Compositions usually offer a percentage payment of all debts, and in such ease the amount of the deposit required must be fixed with reference to the amount of the debts scheduled by the bankrupt, even though they have not been proved and allowed. In re Atlantic Construction Co. (D. C. N. Y.) 228 F. 571; Nassau Works v. Brightwood Co., 265 U. S. 269, 44 S. Ct. 506, 68 L. Ed. 1013. When the application for confirmation is filed, the court fixes a date and place for a hearing upon it and upon such objections as may be made to confirmation. Section 12e. Paragraph (d) provides the conditions upon which the judge shall confirm the composition, and paragraph (e) declares that upon confirmation, “the consideration shall be distributed as the judge shall direct, and the case dismissed.”

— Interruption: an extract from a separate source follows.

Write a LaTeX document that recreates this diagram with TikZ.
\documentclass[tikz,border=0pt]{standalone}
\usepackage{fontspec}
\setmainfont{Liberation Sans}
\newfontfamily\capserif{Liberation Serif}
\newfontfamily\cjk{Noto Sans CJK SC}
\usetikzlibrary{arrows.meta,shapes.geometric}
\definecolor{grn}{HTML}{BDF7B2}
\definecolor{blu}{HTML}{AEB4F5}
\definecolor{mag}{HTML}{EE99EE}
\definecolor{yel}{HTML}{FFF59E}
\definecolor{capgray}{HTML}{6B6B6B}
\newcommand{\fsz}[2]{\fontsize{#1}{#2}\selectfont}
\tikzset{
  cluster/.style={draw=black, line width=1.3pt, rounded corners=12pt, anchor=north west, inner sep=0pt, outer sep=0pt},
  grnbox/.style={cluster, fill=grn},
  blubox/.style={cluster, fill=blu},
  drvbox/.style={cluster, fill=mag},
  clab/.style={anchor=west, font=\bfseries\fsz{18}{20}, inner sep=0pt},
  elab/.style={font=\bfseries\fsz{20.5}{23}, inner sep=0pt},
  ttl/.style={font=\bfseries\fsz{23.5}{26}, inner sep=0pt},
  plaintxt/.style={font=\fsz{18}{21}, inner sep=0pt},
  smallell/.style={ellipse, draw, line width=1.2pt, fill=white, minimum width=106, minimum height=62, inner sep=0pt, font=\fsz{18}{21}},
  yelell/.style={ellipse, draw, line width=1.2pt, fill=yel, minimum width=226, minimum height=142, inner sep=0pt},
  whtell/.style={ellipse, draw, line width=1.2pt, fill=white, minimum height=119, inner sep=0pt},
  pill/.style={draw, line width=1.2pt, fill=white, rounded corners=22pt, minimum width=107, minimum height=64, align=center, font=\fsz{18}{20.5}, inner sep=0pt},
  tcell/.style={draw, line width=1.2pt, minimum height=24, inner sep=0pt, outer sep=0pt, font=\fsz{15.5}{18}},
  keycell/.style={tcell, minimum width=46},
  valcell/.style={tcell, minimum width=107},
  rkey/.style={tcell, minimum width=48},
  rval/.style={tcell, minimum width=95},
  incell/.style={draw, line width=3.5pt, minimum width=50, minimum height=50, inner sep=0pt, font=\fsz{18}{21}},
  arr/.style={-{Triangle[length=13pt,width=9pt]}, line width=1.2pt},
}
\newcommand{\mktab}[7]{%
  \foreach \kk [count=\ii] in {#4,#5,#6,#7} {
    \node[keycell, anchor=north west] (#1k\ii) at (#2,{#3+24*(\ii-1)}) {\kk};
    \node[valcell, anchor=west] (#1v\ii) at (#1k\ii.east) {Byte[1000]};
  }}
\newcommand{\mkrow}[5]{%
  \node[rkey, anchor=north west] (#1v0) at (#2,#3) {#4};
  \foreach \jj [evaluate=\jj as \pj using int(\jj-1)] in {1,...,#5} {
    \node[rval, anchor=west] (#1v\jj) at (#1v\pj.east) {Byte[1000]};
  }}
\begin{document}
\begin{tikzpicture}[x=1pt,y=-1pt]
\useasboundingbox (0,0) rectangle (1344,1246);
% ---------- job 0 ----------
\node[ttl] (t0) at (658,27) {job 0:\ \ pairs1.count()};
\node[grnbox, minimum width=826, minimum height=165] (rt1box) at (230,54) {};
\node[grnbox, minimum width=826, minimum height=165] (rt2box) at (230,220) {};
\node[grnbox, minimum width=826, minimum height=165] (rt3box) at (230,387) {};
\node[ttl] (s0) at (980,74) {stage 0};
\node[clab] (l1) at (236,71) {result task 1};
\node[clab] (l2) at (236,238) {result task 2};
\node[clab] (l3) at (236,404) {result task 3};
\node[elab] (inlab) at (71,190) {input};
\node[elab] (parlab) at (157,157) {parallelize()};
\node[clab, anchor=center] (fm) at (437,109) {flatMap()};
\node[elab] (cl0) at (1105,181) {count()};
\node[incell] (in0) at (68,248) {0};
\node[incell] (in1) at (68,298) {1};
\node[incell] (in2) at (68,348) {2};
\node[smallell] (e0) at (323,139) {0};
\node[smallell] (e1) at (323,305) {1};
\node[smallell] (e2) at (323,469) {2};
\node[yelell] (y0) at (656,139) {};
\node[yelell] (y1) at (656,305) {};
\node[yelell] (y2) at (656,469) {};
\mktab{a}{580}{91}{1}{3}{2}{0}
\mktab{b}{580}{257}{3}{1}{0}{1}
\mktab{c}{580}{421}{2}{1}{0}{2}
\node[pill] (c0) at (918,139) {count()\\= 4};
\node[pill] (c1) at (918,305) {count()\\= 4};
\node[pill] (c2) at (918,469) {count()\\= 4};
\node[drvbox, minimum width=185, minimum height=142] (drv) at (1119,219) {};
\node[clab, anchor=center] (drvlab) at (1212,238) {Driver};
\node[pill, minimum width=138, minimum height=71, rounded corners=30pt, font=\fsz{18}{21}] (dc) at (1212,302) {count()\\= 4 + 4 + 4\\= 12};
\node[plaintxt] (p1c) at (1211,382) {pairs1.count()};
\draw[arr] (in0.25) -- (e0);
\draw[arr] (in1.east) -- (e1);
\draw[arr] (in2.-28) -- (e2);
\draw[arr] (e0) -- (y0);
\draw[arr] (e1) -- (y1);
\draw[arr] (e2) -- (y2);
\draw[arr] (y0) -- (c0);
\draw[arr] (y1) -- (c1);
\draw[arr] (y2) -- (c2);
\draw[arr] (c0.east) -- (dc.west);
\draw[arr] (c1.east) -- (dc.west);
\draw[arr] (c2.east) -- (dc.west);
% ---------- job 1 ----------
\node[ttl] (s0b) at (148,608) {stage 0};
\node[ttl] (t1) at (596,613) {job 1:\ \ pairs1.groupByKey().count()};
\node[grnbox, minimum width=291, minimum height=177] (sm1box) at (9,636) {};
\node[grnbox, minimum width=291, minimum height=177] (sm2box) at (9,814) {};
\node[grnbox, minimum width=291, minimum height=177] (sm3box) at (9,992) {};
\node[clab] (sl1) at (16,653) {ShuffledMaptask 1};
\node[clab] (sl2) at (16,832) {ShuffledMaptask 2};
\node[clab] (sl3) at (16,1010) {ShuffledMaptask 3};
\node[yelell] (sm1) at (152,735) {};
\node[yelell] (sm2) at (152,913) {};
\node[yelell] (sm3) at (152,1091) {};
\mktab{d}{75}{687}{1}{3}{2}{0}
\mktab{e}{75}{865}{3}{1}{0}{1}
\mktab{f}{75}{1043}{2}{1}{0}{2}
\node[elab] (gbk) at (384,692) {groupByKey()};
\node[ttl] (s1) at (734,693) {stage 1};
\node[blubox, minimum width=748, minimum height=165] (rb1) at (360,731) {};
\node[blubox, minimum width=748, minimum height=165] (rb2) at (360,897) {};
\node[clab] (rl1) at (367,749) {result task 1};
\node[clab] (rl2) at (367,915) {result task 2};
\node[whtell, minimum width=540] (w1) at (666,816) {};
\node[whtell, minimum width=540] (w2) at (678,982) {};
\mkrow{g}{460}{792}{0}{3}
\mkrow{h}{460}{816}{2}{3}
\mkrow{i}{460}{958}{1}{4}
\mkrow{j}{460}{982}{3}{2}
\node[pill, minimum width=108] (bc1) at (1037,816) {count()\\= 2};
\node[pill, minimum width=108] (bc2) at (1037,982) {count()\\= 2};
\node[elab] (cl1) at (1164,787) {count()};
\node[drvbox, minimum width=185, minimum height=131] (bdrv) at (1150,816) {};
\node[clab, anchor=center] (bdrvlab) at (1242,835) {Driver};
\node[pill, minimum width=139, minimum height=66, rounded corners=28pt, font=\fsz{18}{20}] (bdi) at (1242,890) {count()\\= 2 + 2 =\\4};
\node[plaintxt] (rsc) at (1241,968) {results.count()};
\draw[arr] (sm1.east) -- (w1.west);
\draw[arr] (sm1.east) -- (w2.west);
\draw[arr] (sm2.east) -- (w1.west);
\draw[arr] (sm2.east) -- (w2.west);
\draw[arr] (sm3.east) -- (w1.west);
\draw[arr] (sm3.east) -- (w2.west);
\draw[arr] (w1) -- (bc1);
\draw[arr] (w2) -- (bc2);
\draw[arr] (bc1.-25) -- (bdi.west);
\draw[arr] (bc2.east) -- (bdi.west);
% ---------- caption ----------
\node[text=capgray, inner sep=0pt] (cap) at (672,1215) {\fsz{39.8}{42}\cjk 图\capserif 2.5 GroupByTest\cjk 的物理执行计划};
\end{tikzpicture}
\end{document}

It may well be doubted whether, after *912confirmation of the composition, even the bankrupt, if he has deposited all the court required as a condition to confirmation, could be ordered to add to his composition deposit, or to pay an additional sum to a creditor whose claim had been scheduled in good faith for too small an amount. See In re Abrams & Rubins (D. C. N. Y.) 173 F. 430, where such order was denied to a creditor whose claim was not scheduled; In re Wilkens (D. C. N. Y.) 191 F. 94, where the claim was scheduled. Compare In re Watman, Konopolsky & Bernstein (D. C. N. Y.) 291 F. 886, where the schedule did not extend the amount of the creditor’s debt. In the last-named ease the bankrupt was ordered to increase his deposit, but the court said (page 889):
.“Had his [the creditor’s] claim been extended at a stated amount, the order might have concluded him, even though the notice did not reach him. As it is, however, he was charged with notice only of the schedules, and those informed him that his claim was recognized. This could only mean recognized at its proper amount. Hence there was no sum at which the order eould conclude him. Pro tanto the composition remained incomplete. It may now be completed.”

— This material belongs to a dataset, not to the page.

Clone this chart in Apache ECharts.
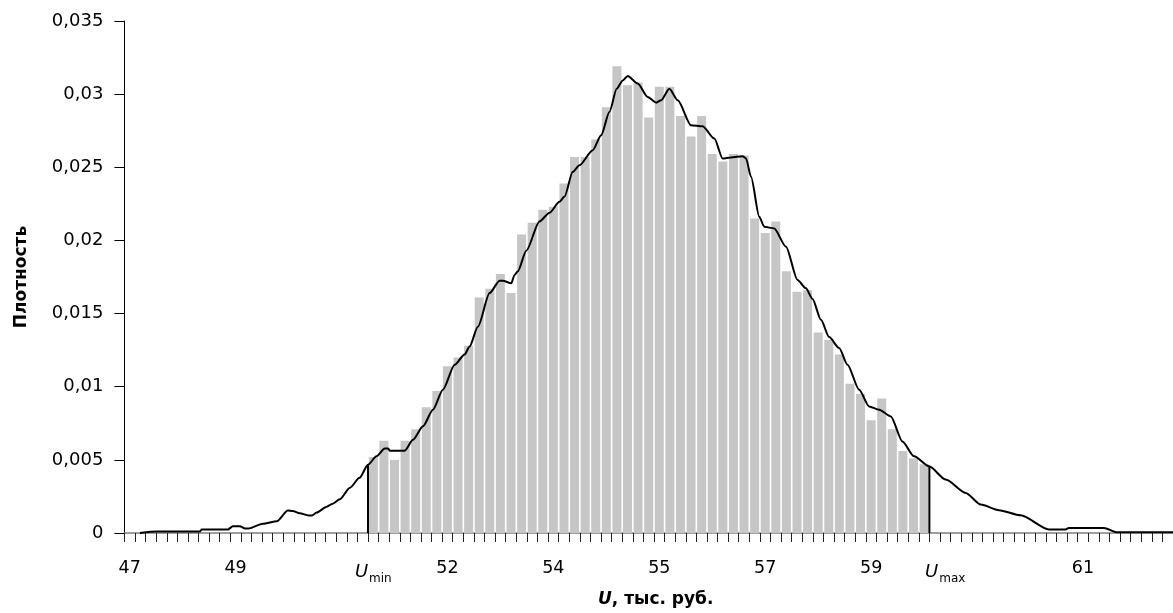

In re Siegel, 256 F. 226 (C. C. A. 2), held that, after confirmation of a composition, the court could not modify its terms by striking out, on the bankrupt’s'motion, one of the items he had agreed to pay. In that ease it was said:
“On confirmation of a composition the estate vests in the bankrupt and the jurisdiction of the bankruptcy court comes to an end, * * * except that under section 13 of the Bankruptcy Act [11 USCA § 31] * * * a party in interest may move to set aside the composition within six months 'if it shall be made to appear upon a trial that fraud was practiced.’ * * * ”

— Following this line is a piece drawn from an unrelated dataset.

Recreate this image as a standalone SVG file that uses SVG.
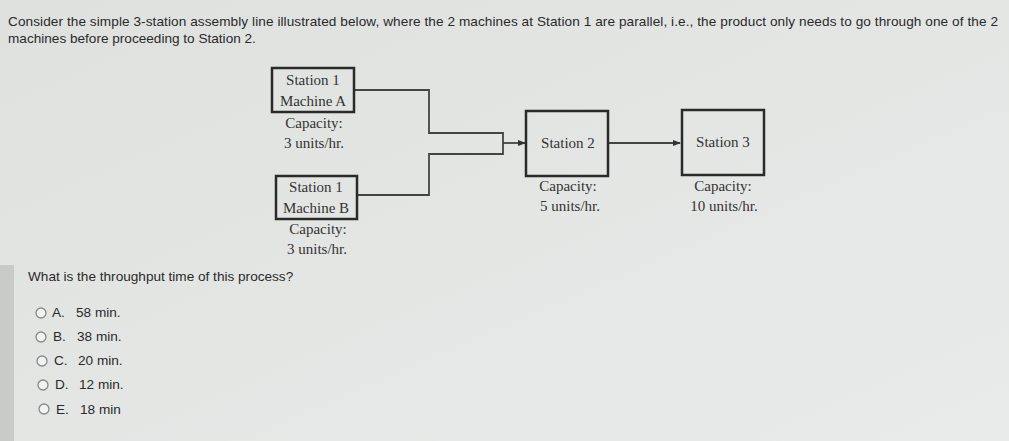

A dictum to the same effect is found in In re Markus, 289 F. 732, 733, 31 A. L. R. 435 (C. C. A. 2). The opinion in Matter of Isidor Klein, Inc., 22 F.(2d) 906, handed down this day, does not impugn these authorities; it deals with the problem of jurisdiction over the bankrupt when he has not deposited all the consideration the court required as a condition to confirmation of the composition.
But we need not decide whether or not the referee would have had jurisdiction to direct an order against the bankrupt. New-mark was not the bankrupt. So far as appears he had no relation to the proceedings, except that he had lent the bankrupt cash and credit (notes) to enable it to make the required deposit. True, it is stated in an affidavit that Newmark had'petitioned the court to be “allowed to deposit the money necessary to put through the composition.” Perhaps this might have given the court power; prior to confirmation of the composition, to compel him to provide the deposit had he tried to withdraw his offer (see Coen v. James, 164 App. Div. 419, 150 N. Y. S. 202), though the statute sta tes the bankrupt shall make the offer, and at least one court has said that an offer by another is unauthorized. See Luxury Fruit Co. v. Harris, 217 F. 740 (C. C. A. 5). Cf. In re Bryer, 287 F. 123 (C. C. A. 2). But, however that may be, we see no possible' basis for jurisdiction to make an order upon Newmark after confirmation. The amount necessary to be deposited was determined by the judge from the schedules and such claims as may have been allowed prior to confirmation; that sum Newmark supplied for deposit, and there is nothing in this record to indicate that he assumed any obligation to the bankrupt, or made any representation to the court committing himself to supply more than the judge should require as a condition to confirming the composition. We are satisfied that, under the circumstances disclosed, the referee and the court were without jurisdiction to make so much of the order as is directed to Newmark. Compare In re Cooper Bros. (D. C. N. Y.) 166 F. 932, holding that, where the distributing agent had paid out the consideration deposited, the court had no power to compel him to find money to pay the composition percentage to a creditor who by mistake had filed his claim for a less amount than shown on the bankrupt’s schedules. The District Court erred in confirming-that portion of the referee’s order which directed Newmark to pay, and to that extent the order of the court is reversed.
As to the rest, Newmark has no interest in whether Wein’s claim is allowed or not. He has no interest in how the court distributes the deposit nor in Wein’s rights against the bankrupt, even if it be assumed that the referee had jurisdiction to allow the claim, and that its allowance will affect the distribution or rights of Wein against the bankrupt. We express no opinion as to what effect, if any, the allowance may have. See In re Ennis (D. C. N. Y.) 183 F. 859; Nassau Works v. Brightwood Co., supra; In re Cooper Bros., supra.
So far as the order denies Newmark’s motion to expunge, and allows the claim, the appeal is dismissed.